By Zubeida Mustafa
March 8 is international women’s day. Over the years it has acquired a ritualistic symbolism – seminars, rallies, plays and other events to draw public attention to the deplorable status of women in Pakistan.
The cynics believe nothing comes out of all the rumpus that is created. They point to the dismal state of a majority of women in the country and ask, what have all the international women’s day celebrations done to better their lot?
True, the statistics continue to be shocking. One aspect is the dismal figures of literacy, empowerment and participation in decision-making. According to the Human Development Report, 2004, only 28.5 per cent of women (above 15) in Pakistan were literate in 2002.
The figure would be somewhat better today but by no means satisfactory. The female economic activity rate has been shown as 36 per cent, which is of course, a vast improvement over what it was two decades ago, but not good enough when compared to the South Asian average of 43 per cent.
It is also the lowest in the region.
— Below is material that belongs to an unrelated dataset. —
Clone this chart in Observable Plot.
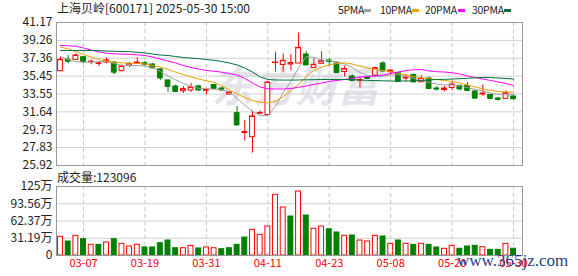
<!DOCTYPE html>
<html><head><meta charset="utf-8">
<script src="https://cdn.jsdelivr.net/npm/d3@7"></script>
<script src="https://cdn.jsdelivr.net/npm/@observablehq/plot@0.6"></script>
<style>
body{margin:0;background:#fff;}
#wrap{position:relative;width:578px;height:276px;overflow:hidden;font-family:"Noto Sans CJK SC",sans-serif;color:#222;background:#fff;}
.abs{position:absolute;white-space:nowrap;}
</style></head><body><div id="wrap"></div>
<script>
const dates = ["03-04","03-05","03-06","03-07","03-10","03-11","03-12","03-13","03-14","03-17","03-18","03-19","03-20","03-21","03-24","03-25","03-26","03-27","03-28","03-31",
"04-01","04-02","04-03","04-07","04-08","04-09","04-10","04-11","04-14","04-15","04-16","04-17","04-18","04-21","04-22","04-23","04-24","04-25","04-28","04-29","04-30",
"05-06","05-07","05-08","05-09","05-12","05-13","05-14","05-15","05-16","05-19","05-20","05-21","05-22","05-23","05-26","05-27","05-28","05-29","05-30"];
const open  = [35.98,37.19,37.19,37.47,36.97,36.77,36.90,36.90,35.98,36.53,36.80,36.82,36.69,36.16,34.99,34.35,33.84,33.92,34.35,33.89,34.50,34.13,33.49,31.50,29.39,28.94,31.47,31.31,36.85,36.64,36.69,36.80,37.76,36.32,36.77,37.12,36.80,35.89,35.41,34.99,35.30,35.52,36.80,35.87,35.78,35.20,35.57,34.80,35.20,34.13,33.97,34.19,34.42,34.40,33.81,33.50,33.44,33.07,33.03,33.28];
const high  = [37.47,37.65,37.83,37.50,37.19,37.01,37.41,37.00,36.60,36.90,37.41,37.00,36.80,36.27,35.04,34.50,34.35,34.67,34.50,34.03,34.61,34.24,33.81,32.21,30.72,31.73,31.73,34.88,38.02,37.83,37.76,40.05,38.05,37.28,38.05,37.30,37.01,36.53,35.57,35.34,35.34,36.40,36.98,36.10,35.89,35.62,35.68,35.47,35.30,34.35,34.35,34.83,34.45,34.77,33.92,34.50,33.55,33.20,33.87,33.33];
const low   = [35.90,36.77,37.17,36.77,36.66,36.48,36.77,35.62,35.90,36.37,36.77,36.48,36.30,34.99,33.71,33.76,33.60,33.71,33.81,33.49,34.08,33.81,33.44,30.24,28.51,27.25,31.36,31.20,35.89,35.87,36.00,36.78,36.64,36.30,36.69,36.48,35.70,35.34,34.88,34.17,35.09,35.36,35.84,35.52,34.88,34.83,34.80,34.74,34.03,33.87,33.78,33.92,33.87,33.89,33.07,33.28,33.07,32.80,33.03,33.03];
const close = [37.19,37.04,37.65,37.01,37.00,36.80,37.12,35.87,36.48,36.74,36.90,36.72,36.33,35.25,34.35,33.81,34.06,34.24,33.97,34.00,34.13,33.97,33.71,30.24,29.49,31.15,31.52,34.77,36.90,37.09,36.85,38.47,36.64,36.66,37.04,37.01,35.84,36.21,34.99,35.04,35.20,36.30,36.00,36.05,34.88,35.30,34.83,35.17,34.13,34.06,34.13,34.56,34.08,33.92,33.10,33.60,33.07,32.96,33.63,33.03];
const ma5  = [37.54,37.22,36.98,36.94,36.94,37.01,37.04,36.80,36.61,36.58,36.58,36.53,36.40,35.94,35.47,35.04,34.67,34.35,34.15,34.10,34.06,34.03,33.79,33.07,32.37,31.68,31.25,31.25,32.21,33.70,34.88,36.32,37.54,37.44,37.17,37.12,36.96,36.74,36.37,35.84,35.52,35.41,35.46,35.57,35.62,35.41,35.20,34.99,34.77,34.61,34.51,34.51,34.40,34.24,34.03,33.87,33.65,33.49,33.46,33.49];
const ma10 = [38.56,38.34,38.08,37.76,37.49,37.22,37.03,36.93,36.87,36.83,36.80,36.74,36.61,36.42,36.18,35.87,35.62,35.36,35.14,34.95,34.80,34.40,33.97,33.55,33.17,32.85,32.67,32.59,32.77,33.28,33.92,34.56,35.41,36.05,36.42,36.64,36.80,36.87,36.74,36.53,36.32,36.16,36.05,35.94,35.78,35.57,35.41,35.25,35.17,35.09,34.99,34.88,34.72,34.51,34.29,34.08,33.92,33.81,33.76,33.74];
const ma20 = [38.72,38.69,38.64,38.45,38.24,38.03,37.89,37.83,37.80,37.77,37.72,37.65,37.49,37.28,37.06,36.85,36.58,36.37,36.21,36.05,35.97,35.87,35.73,35.57,35.20,34.71,34.29,34.10,34.08,34.08,34.13,34.26,34.40,34.56,34.72,34.88,34.99,35.09,35.20,35.36,35.41,35.47,35.57,35.73,35.89,36.05,36.13,36.16,36.00,35.92,35.89,35.81,35.68,35.47,35.30,35.14,34.99,34.83,34.67,34.45];
const ma30 = [38.18,38.18,38.18,38.18,38.18,38.16,38.13,38.10,38.08,38.05,38.00,37.92,37.81,37.70,37.65,37.54,37.44,37.37,37.31,37.22,37.14,37.01,36.85,36.64,36.32,35.89,35.36,35.09,35.04,35.03,35.03,35.04,35.06,35.07,35.09,35.09,35.09,35.09,35.07,35.04,35.00,34.98,34.95,34.93,34.93,34.93,34.95,34.98,35.04,35.09,35.11,35.14,35.18,35.22,35.27,35.30,35.30,35.25,35.20,35.14];
const volume = [33.8,25.3,35.6,29.5,19.3,19.3,23.5,29.5,21.1,16.3,19.3,14.5,14.5,22.2,27.1,13.2,13.2,17.5,12.7,14.5,13.2,11.4,13.2,19.3,32.5,46.4,37.4,52.4,109.7,86.8,70.5,115.7,72.3,48.3,52.4,47.5,41.6,35.6,36.2,27.1,25.3,35.6,34.4,21.1,27.1,21.1,19.3,21.1,19.3,14.5,12.1,17.5,12.1,16.3,17.5,15.0,10.3,10.3,21.1,12.3];
const volUp = [1,0,1,0,1,0,1,0,1,1,1,0,0,0,0,0,1,1,0,1,1,0,0,0,0,1,1,1,1,1,0,1,0,1,1,0,0,1,0,1,1,1,0,1,0,1,0,1,0,0,1,1,0,0,0,1,0,0,1,0];
const priceTicks = [25.92,27.83,29.73,31.64,33.55,35.45,37.36,39.26,41.17];
const volTicks = [0,31.19,62.37,93.56,124.75];
const volTickLabels = ["0","31.19万","62.37万","93.56万","125万"];
const tickDates = ["03-07","03-19","03-31","04-11","04-23","05-08","05-20","05-30"];
const legendLabels = ["5PMA","10PMA","20PMA","30PMA"];
const title = "上海贝岭[600171] 2025-05-30 15:00";
const volTitle = "成交量:123096";
const watermark = "东方财富";
const siteMark = "www.365jz.com";

const RED = "#ff0000", GREEN = "#008000";
const maColors = ["#a0a0a0","#f0a000","#ff00ff","#00703c"];
const tickIdx = tickDates.map(d => dates.indexOf(d));
const candles = dates.map((d,i) => ({i, o: open[i], h: high[i], l: low[i], c: close[i], up: close[i] >= open[i]}));
const upC = candles.filter(d => d.up), dnC = candles.filter(d => !d.up);
const vols = volume.map((v,i) => ({i, v, up: volUp[i] === 1}));
const xDomain = [-0.52, 60.16];
const hw = 0.31;
const font = "'Noto Sans CJK SC', sans-serif";
const maMarks = [ma5, ma10, ma20, ma30].map((arr, k) =>
  Plot.lineY(arr, {x: (d,i) => i, y: d => d, stroke: maColors[k], strokeWidth: 1}));

const price = Plot.plot({
  width: 578, height: 170,
  marginLeft: 56, marginRight: 56, marginTop: 22, marginBottom: 5,
  x: {domain: xDomain, axis: null},
  y: {domain: [priceTicks[0], priceTicks[priceTicks.length-1]]},
  style: {fontFamily: font, fontSize: "12px", background: "transparent", color: "#222", overflow: "visible"},
  marks: [
    Plot.text([watermark], {frameAnchor: "middle", dx: 6, dy: -5, fontSize: 42, fontWeight: "bold", fontStyle: "italic", fill: "#e4e4ea"}),
    Plot.ruleY(priceTicks.slice(1, -1), {stroke: "#d0d0d0"}),
    Plot.ruleX(tickIdx, {stroke: "#c8c8c8", strokeDasharray: "4,3"}),
    Plot.ruleX(upC, {x: "i", y1: "l", y2: "h", stroke: RED}),
    Plot.ruleX(dnC, {x: "i", y1: "l", y2: "h", stroke: GREEN}),
    Plot.rect(upC, {x1: d => d.i - hw, x2: d => d.i + hw, y1: "o", y2: "c", fill: "white", stroke: RED}),
    Plot.rect(dnC, {x1: d => d.i - hw, x2: d => d.i + hw, y1: "o", y2: "c", fill: GREEN, stroke: GREEN}),
    Plot.ruleY(upC, {y: "c", x1: d => d.i - hw, x2: d => d.i + hw, stroke: RED}),
    Plot.ruleY(dnC, {y: "c", x1: d => d.i - hw, x2: d => d.i + hw, stroke: GREEN}),
    ...maMarks,
    Plot.frame({stroke: "#999"}),
    Plot.axisY(priceTicks, {tickSize: 0, tickPadding: 4, tickFormat: d => d.toFixed(2), fontSize: 12, label: null})
  ]
});

const vol = Plot.plot({
  width: 578, height: 106,
  marginLeft: 56, marginRight: 56, marginTop: 16, marginBottom: 21,
  x: {domain: xDomain, axis: null},
  y: {domain: [0, volTicks[volTicks.length-1]]},
  style: {fontFamily: font, fontSize: "12px", background: "transparent", color: "#222", overflow: "visible"},
  marks: [
    Plot.ruleY(volTicks.slice(1, -1), {stroke: "#d0d0d0"}),
    Plot.ruleX(tickIdx, {stroke: "#c8c8c8", strokeDasharray: "4,3"}),
    Plot.rect(vols.filter(d => d.up), {x1: d => d.i - 0.32, x2: d => d.i + 0.32, y1: 0, y2: "v", fill: "white", stroke: RED}),
    Plot.rect(vols.filter(d => !d.up), {x1: d => d.i - 0.32, x2: d => d.i + 0.32, y1: 0, y2: "v", fill: GREEN, stroke: GREEN}),
    Plot.frame({stroke: "#999"}),
    Plot.axisY(volTicks, {tickSize: 0, tickPadding: 4, tickFormat: d => volTickLabels[volTicks.indexOf(d)], fontSize: 12, label: null}),
    Plot.text(tickIdx, {x: d => d, frameAnchor: "bottom", dy: 11, text: d => dates[d], fill: RED, fontSize: 11})
  ]
});

const wrap = document.getElementById("wrap");
function place(el, left, top) { el.style.position = "absolute"; el.style.left = left + "px"; el.style.top = top + "px"; wrap.appendChild(el); return el; }
place(price, 0, 0);
place(vol, 0, 170);

function label(text, left, top, css) {
  const d = document.createElement("div");
  d.className = "abs"; d.textContent = text;
  Object.assign(d.style, {fontSize: "12px", lineHeight: "16px"}, css || {});
  return place(d, left, top);
}
label(title, 57, 0, {color: "#222"});
label(volTitle, 57, 169, {color: "#222"});

const legX = [338, 380, 425, 472];
const legW = [26, 32, 33, 32];
legendLabels.forEach((t, k) => {
  label(t, legX[k], 2, {fontSize: "10.5px", color: "#222", letterSpacing: "-0.3px"});
  const bar = document.createElement("div");
  Object.assign(bar.style, {width: "7px", height: "3px", background: maColors[k]});
  place(bar, legX[k] + legW[k], 9);
});

label(siteMark, 457, 252, {fontFamily: "'Liberation Serif', serif", fontSize: "17px", lineHeight: "17px", color: "#1e3f87"});
</script></body></html>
As for the female participation in decision-making at every level, only nine per cent of the administrators, senior officials and managers are women.
The second aspect is the gender disparity that has still not been eliminated, many pious proclamations notwithstanding. Women continue to be perceived as the “other half”.
The Human Development Report shows that in terms of literacy, the female rate is only 53 per cent of the male rate, while the economic activity rate is 44 per cent of the male rate. But given the discrimination they suffer in employment the ratio of women’s earned income to that of men’s is 0.33. Worse still, it is difficult to quantify the violence against women – rapes, murders, domestic abuse. This is on the rise.
But should we start despairing about the fate of women in Pakistan because of these bleak figures? What needs to be noted is that the women’s movement in the country has entered a new phase.
Even ordinary women have begun to fight back not just for their rights as equal citizens of the country entitled to the same treatment as their men folk, but also to have a say in all national and local affairs, since ultimately they are equally affected – in some cases emotionally and economically more – by what befalls the country.
It is in this context that the international women’s day acquires great significance because it symbolizes the efforts of the committed women activists of Pakistan to raise public awareness. It is this mobilization that has enabled women to raise their voice against the injustice that is perpetrated against them.
Women are beginning to feel empowered – if not on the ground, at least in their minds. Many of them have begun to fight back on an individual basis. There are examples which are indicators of the change that is coming.
Without these efforts, it would not have been possible for many rape victims to come out openly about what they have suffered and seek justice even against heavy odds.
The role women are now attempting to play in seemingly “non-women related” issues such as war and peace and international politics is significant. To mark the international women’s day this year and to commemorate 25 years of its existence, Tehrik-i-Niswan has produced a new theatre play “Zikr-i-Nashunida”.
It is not the typical March 8 play lamenting the plight of women, though that does emerge from it. But more important, according to its director and choreographer (who also prepared the script), Prasanna Ramaswamy, it celebrates the female strength which embodies and sustains life, despite the continuous onslaught of destructive activities of the power mongers.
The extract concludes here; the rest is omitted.